3. The more you have, the more fragile you are.

“Success brings an asymmetry: you now have a lot more to lose then to gain.”

Unlike an ordinary folk who can’t afford to buy any private property, when you have a big stake in properties, you are upset every time there is a new round of cooling measures. Similarly, if you are a highly-leveraged multiple property owner, you are more hard hit when the market tanks. You are hence fragile.
Markets go through the stages from recovery to boom, and from an inflating bubble to a total collapse. Wealthier countries are prone to make more severe mistakes and to fail more miserably because of higher unpredictability and fragility.

“When you become rich, the pain of losing your fortune exceeds the emotional gain of getting additional wealth, so you start living under continuous emotional threat.”

4. We can’t put all false predictors in jail.

“I find it profoundly unethical to talk without doing, without exposure to harm, without having one’s skin in the game, without having something at risk.”

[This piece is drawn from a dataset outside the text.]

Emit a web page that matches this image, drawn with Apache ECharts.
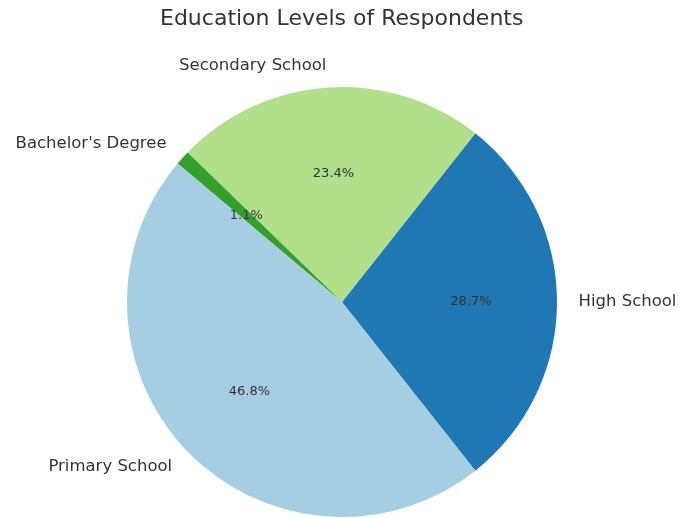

We all like to listen to the so-called experts making predictions about the property market – the media love it; the audience love it. These ‘experts’ and their predictions are fragile because they are exposed to prediction errors. Honestly, who can tell what is going to happen in the future?
Below are the media predictions and the reality of the property market in the 2000s and 1990s, extracted from No B.S. Guide to Property Investment.
predictions
But they don’t have to pay a price for their mistakes. In fact, in our history no one has ever been convicted by law because their projection figures or forecast trends are far from reality. No one has ever paid a price for a prediction error.
We can’t stop people from asking for predictions. We can’t stop experts from making false predictions. But we can at least request the predictors to eat their own cooking and have their skin in the game.

“Never ask anyone for their opinion, forecast, or recommendation. Just ask them what they have – or don’t have – in their portfolio.”

5. It’s an unfair winner-take-all game.

“Almost everything contemporary has winner-take-all-effects.”

The privileged in our world all know how to play the antifragile game:

  • Keep the good and ditch the bad; cut the downside and keep the upside.
  • Ensure that they have more to gain then to lose.
  • Steal the options from others with all the upside and no downside to themselves.

Senior executives in banks and fund managers may have made terrible mistakes and lost more than they ever made. But they are still paid billions in compensations and commissions. The bankers and fund managers take all the upside, leaving the downside to customers and taxpayers.
New condominium projects are sold at record-high prices during new launches. Government sold the land, developers made their profits, and agents earned their commissions. When the market slows down, home buyers are left alone to face the music of falling prices, market oversupply, interest rate risk, etc. while they have no option but to continue paying the same record-high selling price in phases to the developers.
6. Beware of the agencies.
The marketers of overseas properties or investment opportunities can speak highly of the projects that they are marketing to potential buyers, though they themselves are not related, or not even familiar, with the owners and their businesses. They take the upside and make their commission. But when problems surface, they can’t do anything. Buyers are left to deal with all the downside.
Taleb calls this the ‘agency problem’:

“The manager of a business is not the true owner, so he follows a strategy that cosmetically seems to be sound, but in a hidden way benefits him and makes him antifragile at the expense (fragility) of the true owners or society. When he is right, he collects large benefits; when he is wrong, others pay the price.”